Ramsés II preside el vestíbulo del Gran Museo Egipcio, una colosal construcción próxima a terminarse en la meseta de Guiza. Proyectada por Heneghan Peng, el estudio de Dublín que ganó el 2002 un concurso con más de 1.500 participantes, la obra del que será el mayor museo arqueológico del mundo dedicado a una civilización se alinea en sus trazas con las pirámides de Keops y Micerino, y se enfrenta al paisajismo de West 8 con una fachada triangulada y translúcida. Promovido por Hosni Mubarak, y retrasado por las convulsiones de la Primavera Árabe, el edificio que albergará el ajuar funerario de Tutankamon será inaugurado por Abdelfatá al Sisi, el militar que alcanzó la presidencia tras destituir en 2013 al islamista Mohamed Morsi, elegido tras la revolución que derrocó la dictadura de Mubarak; este por cierto promotor también de la Bibliotheca Alexandrina, gestada en 1987 e inaugurada en 2002 por los noruegos Snøhetta, ganadores igualmente de un concurso con más de 1.400 participantes. Pese a ser obras titánicas, estas dos sedes culturales palidecen frente al gran proyecto de Al Sisi, la nueva capital administrativa y financiera del país, una ciudad de siete millones de habitantes que desde 2015 está en construcción en un enclave a medio camino entre El Cairo y Suez.

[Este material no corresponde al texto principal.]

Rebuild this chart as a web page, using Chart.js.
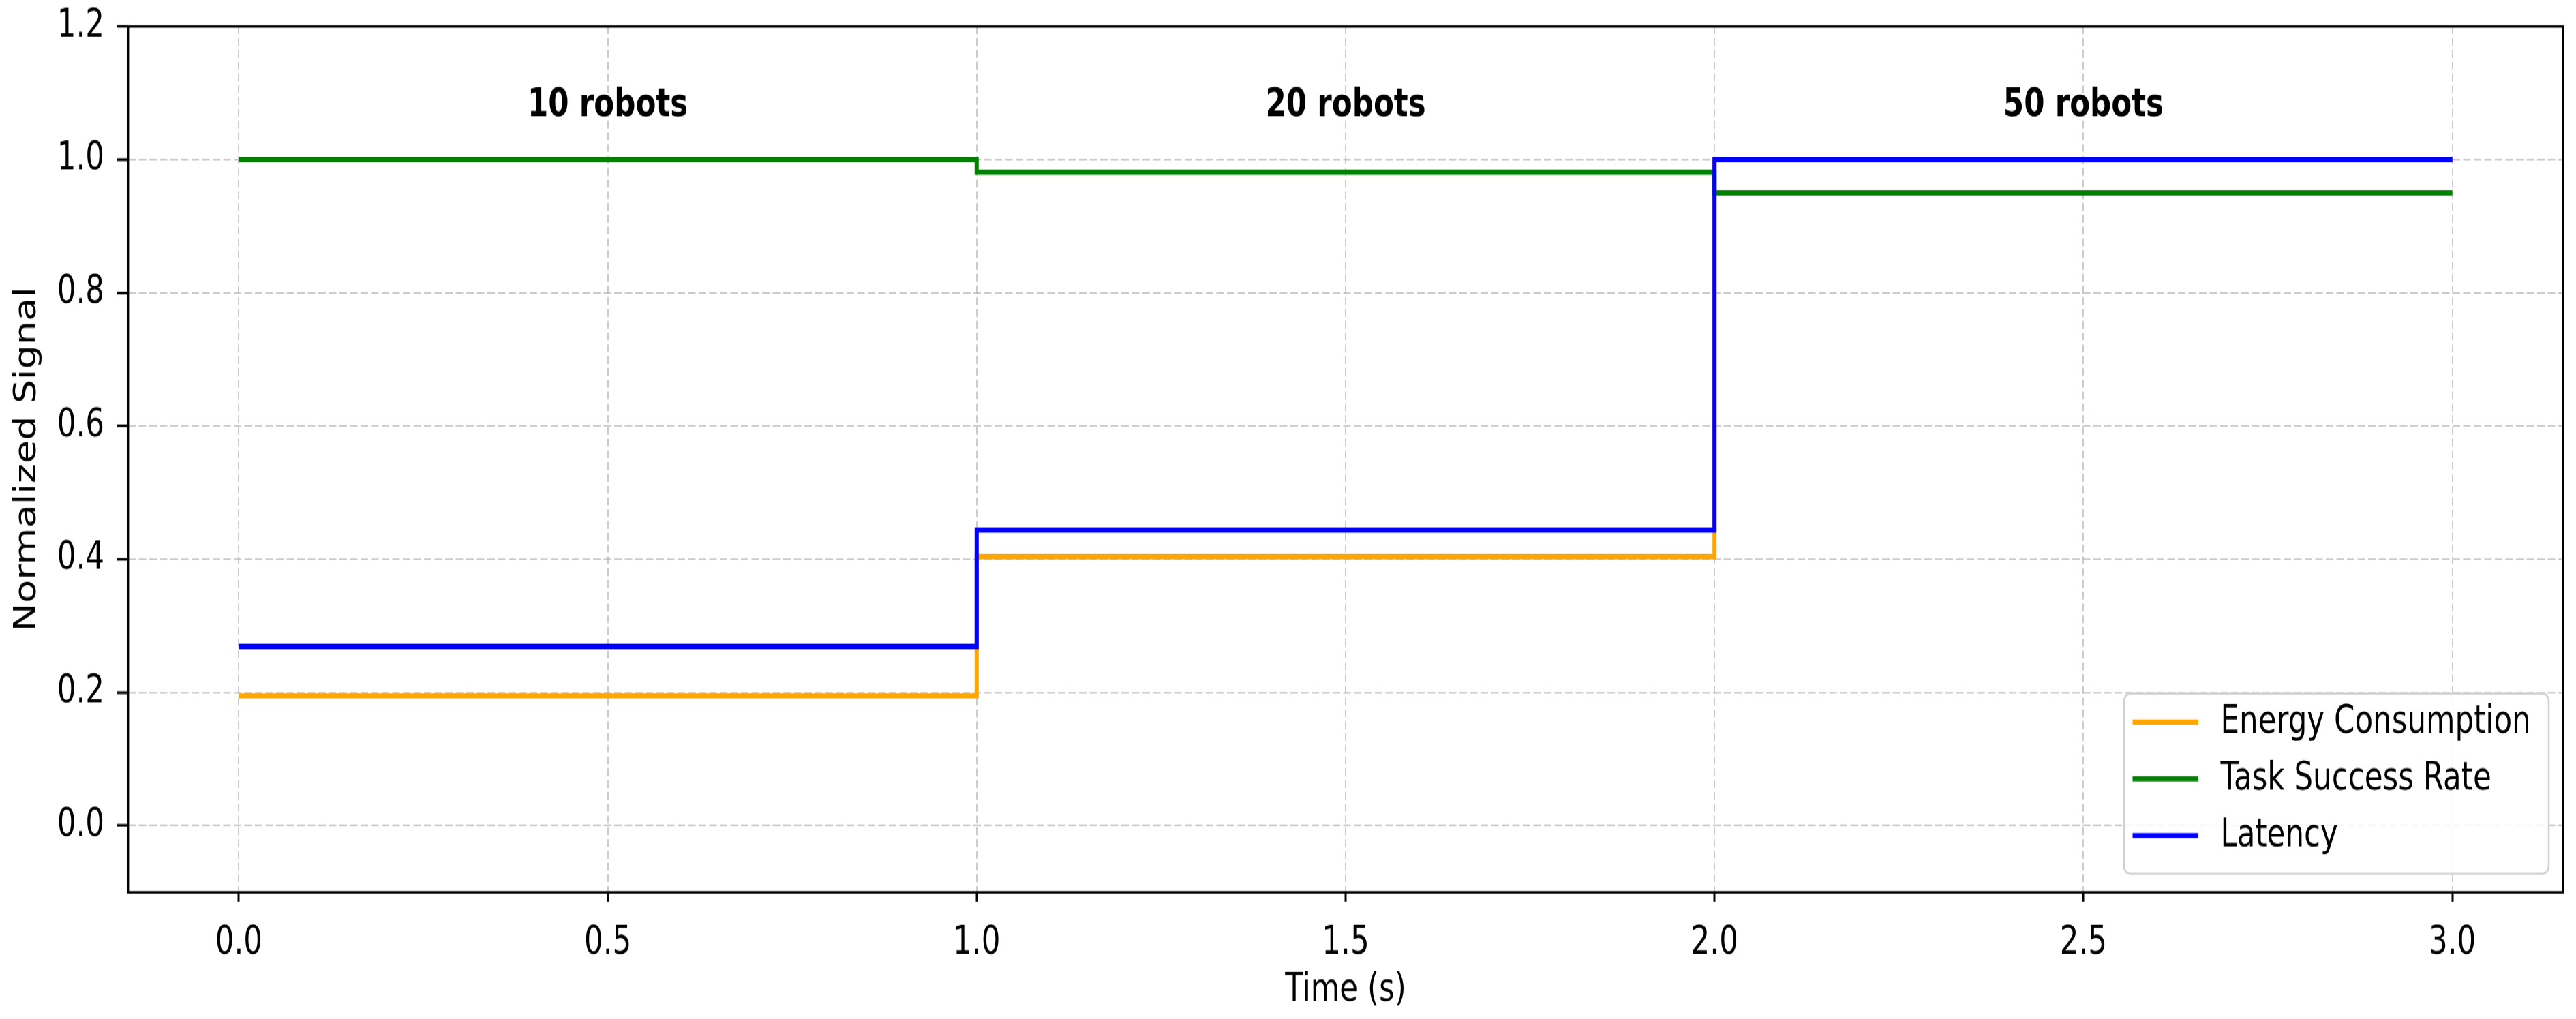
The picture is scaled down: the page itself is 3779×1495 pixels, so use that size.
<!DOCTYPE html>
<html><head><meta charset="utf-8">
<script src="https://cdn.jsdelivr.net/npm/chart.js@4.4.0/dist/chart.umd.min.js"></script>
<style>
html,body{margin:0;padding:0;background:#fff;}
#c{display:block;width:3779px;height:1495px;}
</style></head><body>
<canvas id="c" width="3779" height="1168" style="width:3779px;height:1495px;"></canvas>
<script>
// ---- data ----
const timePoints = [0, 1, 2, 3];
const energyConsumption = [0.195, 0.404, 1.0, 1.0];
const taskSuccessRate = [1.0, 0.981, 0.95, 0.95];
const latency = [0.269, 0.444, 1.0, 1.0];
const seriesNames = ['Energy Consumption', 'Task Success Rate', 'Latency'];
const phaseLabels = ['10 robots', '20 robots', '50 robots'];
const phaseCenters = [0.5, 1.5, 2.5];
const phaseLabelY = 1.08;
const xTicks = [0, 0.5, 1.0, 1.5, 2.0, 2.5, 3.0];
const yTicks = [0.0, 0.2, 0.4, 0.6, 0.8, 1.0, 1.2];

const FONT = "'DejaVu Sans', 'Liberation Sans', sans-serif";
const FS = 43.6;
const toPts = arr => timePoints.map((t, i) => ({x: t, y: arr[i]}));

const extras = {
  id: 'extras',
  afterDatasetsDraw(chart) {
    const ctx = chart.ctx, a = chart.chartArea;
    const xs = chart.scales.x, ys = chart.scales.y;
    ctx.save();
    // phase labels
    ctx.fillStyle = '#000';
    ctx.font = "bold " + FS + "px " + FONT;
    ctx.textAlign = 'center';
    ctx.textBaseline = 'middle';
    phaseLabels.forEach((t, i) => {
      ctx.fillText(t, xs.getPixelForValue(phaseCenters[i]), ys.getPixelForValue(phaseLabelY));
    });
    // frame
    ctx.strokeStyle = '#000';
    ctx.lineWidth = 2.8;
    ctx.strokeRect(a.left, a.top, a.right - a.left, a.bottom - a.top);
    // legend
    const colors = chart.data.datasets.map(d => d.borderColor);
    const bx = a.right - 644, by = a.bottom - 228, bw = 623, bh = 207, r = 9;
    ctx.beginPath();
    ctx.moveTo(bx + r, by);
    ctx.arcTo(bx + bw, by, bx + bw, by + bh, r);
    ctx.arcTo(bx + bw, by + bh, bx, by + bh, r);
    ctx.arcTo(bx, by + bh, bx, by, r);
    ctx.arcTo(bx, by, bx + bw, by, r);
    ctx.closePath();
    ctx.fillStyle = 'rgba(255,255,255,0.85)';
    ctx.fill();
    ctx.strokeStyle = '#d0d0d0';
    ctx.lineWidth = 2.5;
    ctx.stroke();
    ctx.font = FS + "px " + FONT;
    ctx.textAlign = 'left';
    ctx.textBaseline = 'middle';
    seriesNames.forEach((n, i) => {
      const y = by + 33 + i * 65;
      ctx.strokeStyle = colors[i];
      ctx.lineWidth = 6;
      ctx.beginPath();
      ctx.moveTo(bx + 12.5, y);
      ctx.lineTo(bx + 109, y);
      ctx.stroke();
      ctx.fillStyle = '#000';
      ctx.fillText(n, bx + 141.5, y + 1);
    });
    ctx.restore();
  }
};

const gridCommon = {
  color: 'rgba(170,170,170,0.6)',
  lineWidth: 2,
  tickColor: '#000',
  tickWidth: 3,
  tickBorderDash: []
};

new Chart(document.getElementById('c'), {
  type: 'line',
  data: {
    datasets: [
      {label: seriesNames[0], data: toPts(energyConsumption), borderColor: '#ffa500', order: 2},
      {label: seriesNames[1], data: toPts(taskSuccessRate), borderColor: '#008000', order: 1},
      {label: seriesNames[2], data: toPts(latency), borderColor: '#0000ff', order: 0}
    ].map(d => Object.assign(d, {stepped: 'before', borderWidth: 6, pointRadius: 0, fill: false, tension: 0}))
  },
  options: {
    responsive: false,
    animation: false,
    devicePixelRatio: 1,
    layout: {padding: {left: 0, right: 19, top: 30.2, bottom: 0}},
    plugins: {legend: {display: false}, tooltip: {enabled: false}},
    scales: {
      x: {
        type: 'linear', min: -0.15, max: 3.15,
        afterBuildTicks: s => { s.ticks = xTicks.map(v => ({value: v})); },
        afterFit: s => { s.height = 145.3; s.paddingLeft = 0; s.paddingRight = 0; },
        ticks: {autoSkip: false, maxRotation: 0, padding: 22, color: '#000',
                font: {family: FONT, size: FS}, callback: v => Number(v).toFixed(1)},
        grid: Object.assign({tickLength: 11}, gridCommon),
        border: {display: false, dash: [9, 4.5]},
        title: {display: true, text: 'Time (s)', color: '#000', font: {family: FONT, size: FS},
                padding: {top: 0, bottom: 6}}
      },
      y: {
        type: 'linear', min: -0.1, max: 1.2,
        afterBuildTicks: s => { s.ticks = yTicks.map(v => ({value: v})); },
        afterFit: s => { s.width = 188; s.paddingTop = 0; s.paddingBottom = 0; },
        ticks: {padding: 19, color: '#000', font: {family: FONT, size: FS},
                callback: v => Number(v).toFixed(1)},
        grid: Object.assign({tickLength: 16}, gridCommon),
        border: {display: false, dash: [11, 4.5]},
        title: {display: true, text: 'Normalized Signal', color: '#000', font: {family: FONT, size: FS},
                padding: {top: 15, bottom: 0}}
      }
    }
  },
  plugins: [extras]
});
</script>
</body></html>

El Egipto que retratan El cuarteto de Alejandría de Lawrence Durrell o la Trilogía de El Cairo de Naguib Mahfuz apenas se reconoce en el que ha construido estas obras faraónicas, más próximas en su ambición a la pirámide escalonada y pétrea levantada por Imhotep para Zoser hace 46 siglos que a la Nueva Gourna de adobe realizada por Hassan Fathy en Luxor a partir de 1945, en tiempo coincidente con las dos series de novelas. Un país humillado y saqueado por griegos, romanos, otomanos, franceses y británicos reclama hoy con aplomo la piedra de Rosetta al Museo Británico, y el busto de Nefertiti al Neues Museum berlinés, mientras traslada en suntuosas carrozas 22 sarcófagos con sus reinas y faraones embalsamados desde el viejo Museo Egipcio de la plaza Tahrir —un edificio neoclásico de 1902, que homenajea en su fachada a una veintena de egiptólogos europeos— hasta el Museo Nacional de la Civilización Egipcia, una enorme construcción proyectada por un arquitecto local que se levanta en la primera capital del Egipto musulmán —hoy absorbida por El Cairo—, donde se exhiben objetos de todos los periodos de su historia, y que se ha inaugurado en abril de 2021 tras el Desfile Dorado de los Faraones, un evento digno de las escenografías del Hollywood clásico.
Pero Egipto es algo más que cabalgatas de momias y turismo de pirámides. Sus 100 millones de habitantes son el eje del mundo árabe, y el país es el más importante centro cultural de la civilización islámica, tanto en sus manifestaciones moderadas como en las radicales. Egipcio fue Sayyid Qutb, el teórico del islamismo ahorcado por Gamal Abdel Nasser en 1966, y cuyo pensamiento alimenta todavía el yihadismo terrorista; egipcio fue Mohamed Atta, el arquitecto formado en El Cairo y en Hamburgo que pilotó uno de los aviones del 11-S, y que a sus 33 años era el mayor de los secuestradores suicidas; y egipcio también Morsi, único presidente electo del país, depuesto y encarcelado tras intentar aumentar la influencia islámica en Egipto, y que murió en 2019 durante uno de los juicios a que fue sometido. Los dos grandes museos que ahora se abren procuran mejorar la oferta cultural para ciudadanos y visitantes, pero quiero pensar que también reforzar la conciencia del milenario imperio faraónico para situar su condición actual en una secuencia histórica que permita verla en perspectiva. Cuando se cumplen dos décadas de la destrucción de las Torres Gemelas, que agrietó los vínculos entre Occidente y el mundo musulmán, esa tarea es más urgente y necesaria que nunca.